56. Over 100 inmates have benefited from this trial and results are encouraging. Prisons will be enhancing collaborations with Social Service Agencies.
57. Second, a network of positive peers to support ex-offenders stay crime-free. Prisons will expand its Throughcare Volunteer Network to encourage more volunteers and support inmates pre and post release.
58. Third, the offenders. Offenders will be empowered to take charge of their rehabilitation through the Prisons’ Digitisation of Inmate Rehabilitation and Corrections Tool or DIRECT. Inmates use shared tablets to learn, and keep in touch with their loved ones via electronic letters.
59. Gainful employment is another critical part. Singapore Corporation of Rehabilitative Enterprises (SCORE) prepares offenders for employment through employer engagement, skills training and employment assistance.
60. More than 5,600 employers from various industries offer jobs to ex-offenders. Almost 6,000 offenders went for an average of four training courses each last year. Over 2,600 offenders received employment assistance, with 96 per cent securing jobs before release from Prisons.

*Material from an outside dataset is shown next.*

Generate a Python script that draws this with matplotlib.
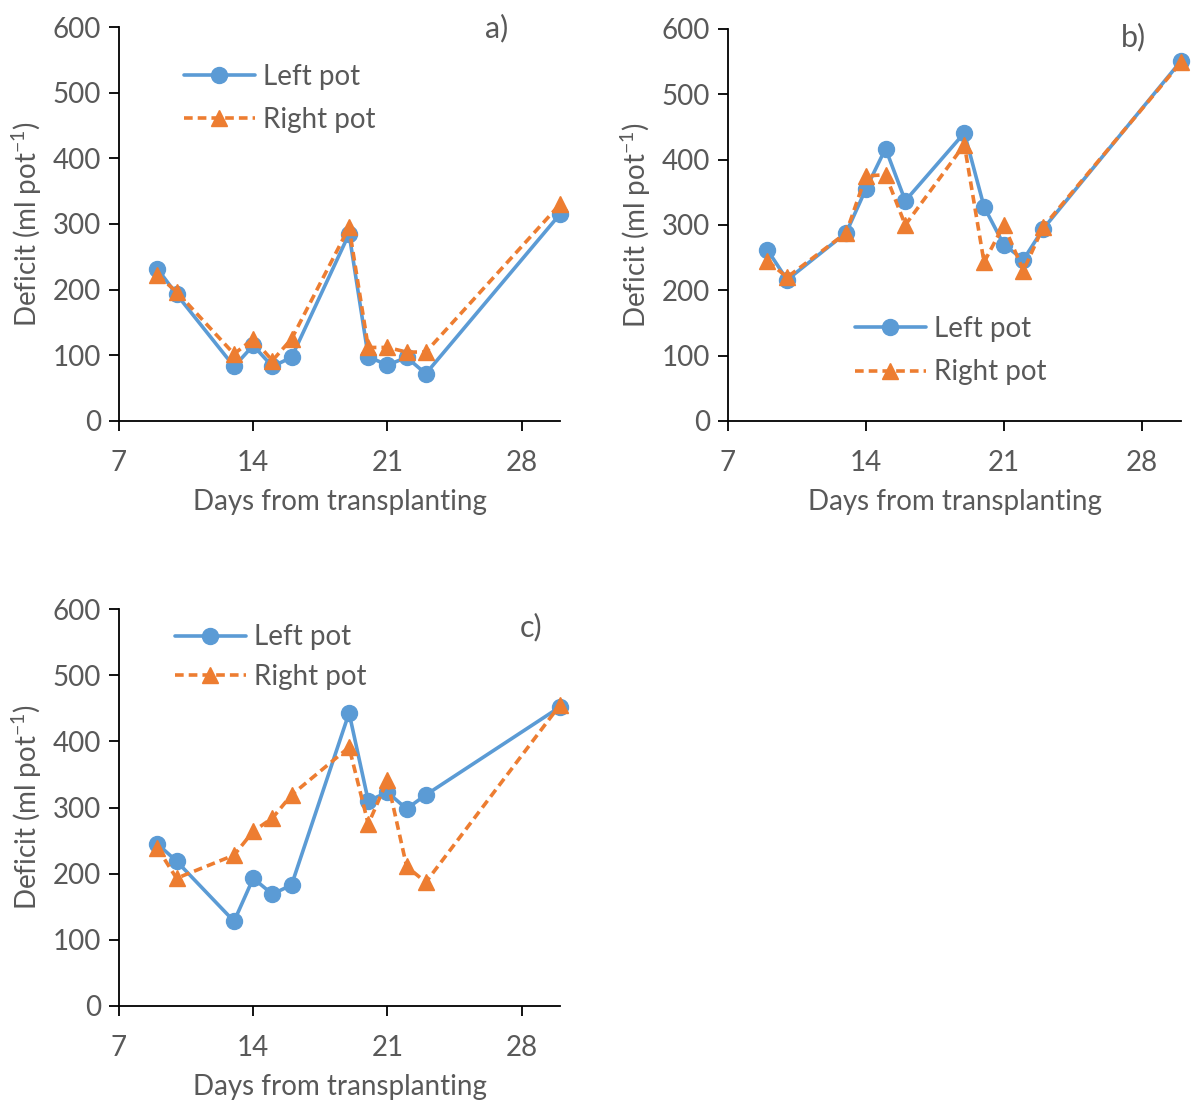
import matplotlib
matplotlib.use("Agg")
import matplotlib.pyplot as plt

plt.rcParams['font.family'] = ['Lato', 'DejaVu Sans']
plt.rcParams['mathtext.fontset'] = 'custom'
plt.rcParams['mathtext.rm'] = 'Lato'

days = [9, 10, 13, 14, 15, 16, 19, 20, 21, 22, 23, 30]

left_a = [232, 193, 83, 115, 83, 97, 285, 98, 85, 97, 72, 315]
right_a = [222, 197, 102, 125, 92, 125, 295, 112, 112, 105, 105, 330]

left_b = [262, 216, 288, 355, 417, 337, 441, 328, 270, 247, 294, 551]
right_b = [245, 220, 288, 375, 377, 300, 423, 243, 300, 230, 297, 549]

left_c = [245, 219, 128, 193, 169, 183, 443, 310, 323, 298, 319, 452]
right_c = [239, 193, 228, 264, 284, 319, 391, 275, 341, 211, 187, 455]

xticks = [7, 14, 21, 28]
yticks = [0, 100, 200, 300, 400, 500, 600]
panel_labels = ['a)', 'b)', 'c)']
series_names = ['Left pot', 'Right pot']

BLUE = '#5B9BD5'
ORANGE = '#ED7D31'
GRAY = '#595959'
W, H = 1192, 1102
FS = 20

fig = plt.figure(figsize=(W / 100, H / 100), dpi=100)

def px_axes(x0, x1, y_top, y_bot):
    return fig.add_axes([x0 / W, 1 - y_bot / H, (x1 - x0) / W, (y_bot - y_top) / H])

panels = [
    (px_axes(119, 560, 27, 421), left_a, right_a, (0.147, 0.8185), 0.62, (0.857, 0.997)),
    (px_axes(728, 1181, 29, 421), left_b, right_b, (0.280, 0.179), 0.62, (0.894, 0.98)),
    (px_axes(119, 560, 609, 1006), left_c, right_c, (0.127, 0.879), 0.48, (0.934, 0.955)),
]

for i, (ax, l, r, legpos, lsp, labpos) in enumerate(panels):
    ax.plot(days, l, color=BLUE, lw=2.6, marker='o', ms=11.5, label=series_names[0],
            solid_capstyle='round', clip_on=False)
    ax.plot(days, r, color=ORANGE, lw=2.6, marker='^', ms=11.5, label=series_names[1],
            dashes=(2.4, 1.4), clip_on=False)
    ax.set_xlim(7, 30)
    ax.set_ylim(0, 600)
    ax.set_xticks(xticks)
    ax.set_yticks(yticks)
    for s in ['top', 'right']:
        ax.spines[s].set_visible(False)
    for s in ['left', 'bottom']:
        ax.spines[s].set_linewidth(1.3)
        ax.spines[s].set_color('black')
    ax.tick_params(axis='both', direction='out', length=7, width=1.3, color='black',
                   labelsize=FS, labelcolor=GRAY)
    ax.tick_params(axis='x', pad=14)
    ax.tick_params(axis='y', pad=6)
    ax.set_xlabel('Days from transplanting', fontsize=FS, color=GRAY, labelpad=9)
    ax.set_ylabel(r'Deficit (ml pot$^{\mathregular{-1}}$)', fontsize=FS, color=GRAY, labelpad=6)
    leg = ax.legend(loc='center left', bbox_to_anchor=legpos, frameon=False, fontsize=FS,
                    handlelength=2.55, handletextpad=0.3, labelspacing=lsp,
                    borderaxespad=0, borderpad=0)
    for t in leg.get_texts():
        t.set_color(GRAY)
    ax.text(labpos[0], labpos[1], panel_labels[i], transform=ax.transAxes, fontsize=FS + 2,
            color=GRAY, ha='center', va='center')

fig.savefig('out.png', dpi=100)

61. SCORE will further support inmates get industry-relevant skills. SCORE will partner Singapore Precision Engineering and Technology Association and MediaCorp to set up precision engineering and media skills training academies this year.
62. Mr Chairman and Parliamentary colleagues, the choices we make today affect tomorrow.
63. We will keep Singapore safe and secure, together.